2010 IEEE 26th International Conference on Data Engineering (ICDE 2010) (2010)
Long Beach, CA, USA
Mar. 1, 2010 to Mar. 6, 2010
Jingren Zhou , Microsoft, One Microsoft Way, Redmond, WA 98052, USA
Per-Ake Larson , Microsoft, One Microsoft Way, Redmond, WA 98052, USA
Ronnie Chaiken , Microsoft, One Microsoft Way, Redmond, WA 98052, USA
Massive data analysis on large clusters presents new opportunities and challenges for query optimization. Data partitioning is crucial to performance in this environment. However, data repartitioning is a very expensive operation so minimizing the number of such operations can yield very significant performance improvements. A query optimizer for this environment must therefore be able to reason about data partitioning including its interaction with sorting and grouping. SCOPE is a SQL-like scripting language used at Microsoft for massive data analysis.
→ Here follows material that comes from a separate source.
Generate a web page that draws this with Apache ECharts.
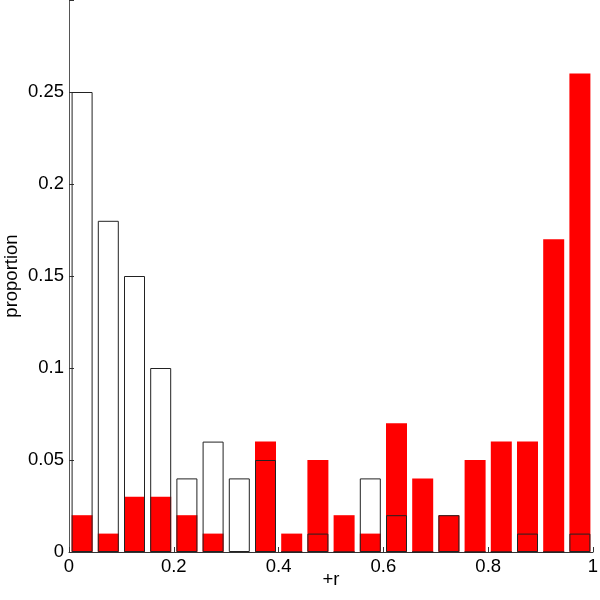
<!DOCTYPE html>
<html>
<head>
<meta charset="utf-8">
<script src="https://cdn.jsdelivr.net/npm/echarts@6/dist/echarts.min.js"></script>
<style>
  html, body { margin: 0; padding: 0; background: #fff; }
  #chart { width: 600px; height: 600px; }
</style>
</head>
<body>
<div id="chart"></div>
<script>
// bin centres along +r
var binCenters = [0.025, 0.075, 0.125, 0.175, 0.225, 0.275, 0.325, 0.375, 0.425, 0.475,
                  0.525, 0.575, 0.625, 0.675, 0.725, 0.775, 0.825, 0.875, 0.925, 0.975];
// filled red bars
var redValues = [0.02, 0.01, 0.03, 0.03, 0.02, 0.01, 0, 0.06, 0.01, 0.05,
                 0.02, 0.01, 0.07, 0.04, 0.02, 0.05, 0.06, 0.06, 0.17, 0.26];
// open (outlined) bars
var openValues = [0.25, 0.18, 0.15, 0.10, 0.04, 0.06, 0.04, 0.05, 0, 0.01,
                  0, 0.04, 0.02, 0, 0.02, 0, 0, 0.01, 0, 0.01];
var xTicks = [0, 0.2, 0.4, 0.6, 0.8, 1];

var font = "'Liberation Sans', Arial, sans-serif";
var chart = echarts.init(document.getElementById("chart"));

function pairs(vals) {
  return binCenters.map(function(x, i) { return [x, vals[i]]; });
}

chart.setOption({
  animation: false,
  grid: { left: 69, right: 7, top: 0, bottom: 48, containLabel: false, outerBoundsMode: "none" },
  xAxis: {
    type: "value",
    min: xTicks[0],
    max: xTicks[xTicks.length - 1],
    interval: 0.2,
    name: "+r",
    nameLocation: "middle",
    nameGap: 18,
    nameMoveOverlap: false,
    nameTextStyle: { fontFamily: font, fontSize: 18.5, color: "#000" },
    axisLine: { show: true, lineStyle: { color: "#333", width: 1 } },
    axisTick: { show: true, inside: true, length: 5, lineStyle: { color: "#333" } },
    axisLabel: { fontFamily: font, fontSize: 18.5, color: "#000", margin: 5 },
    splitLine: { show: false }
  },
  yAxis: {
    type: "value",
    min: 0,
    max: 0.3,
    interval: 0.05,
    name: "proportion",
    nameLocation: "middle",
    nameGap: 48,
    nameMoveOverlap: false,
    nameTextStyle: { fontFamily: font, fontSize: 18.5, color: "#000" },
    axisLine: { show: true, lineStyle: { color: "#555", width: 1 } },
    axisTick: { show: true, inside: true, length: 5, lineStyle: { color: "#333" } },
    axisLabel: {
      fontFamily: font, fontSize: 18.5, color: "#000", margin: 5,
      formatter: function(v) { return v >= 0.3 ? "" : String(+v.toFixed(2)); }
    },
    splitLine: { show: false }
  },
  series: [
    {
      type: "bar",
      data: pairs(redValues),
      barWidth: 21,
      barGap: "-100%",
      itemStyle: { color: "#ff0000" },
      z: 2
    },
    {
      type: "bar",
      data: pairs(openValues),
      barWidth: 21,
      barGap: "-100%",
      itemStyle: { color: "rgba(255,255,255,0)", borderColor: "#222", borderWidth: 1 },
      z: 3
    }
  ]
});
</script>
</body>
</html>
A transformation-based optimizer is responsible for converting scripts into efficient execution plans for the Cosmos distributed computing platform. In this paper, we describe how reasoning about data partitioning is incorporated into the SCOPE optimizer. We show how relational operators affect partitioning, sorting and grouping properties and describe how the optimizer reasons about and exploits such properties to avoid unnecessary operations. In most optimizers, consideration of parallel plans is an afterthought done in a postprocessing step. Reasoning about partitioning enables the SCOPE optimizer to fully integrate consideration of parallel, serial and mixed plans into the cost-based optimization. The benefits are illustrated by showing the variety of plans enabled by our approach.
J. Zhou, P. Larson and R. Chaiken, "Incorporating partitioning and parallel plans into the SCOPE optimizer," 2010 IEEE 26th International Conference on Data Engineering (ICDE 2010)(ICDE), Long Beach, CA, USA, 2010, pp. 1060-1071.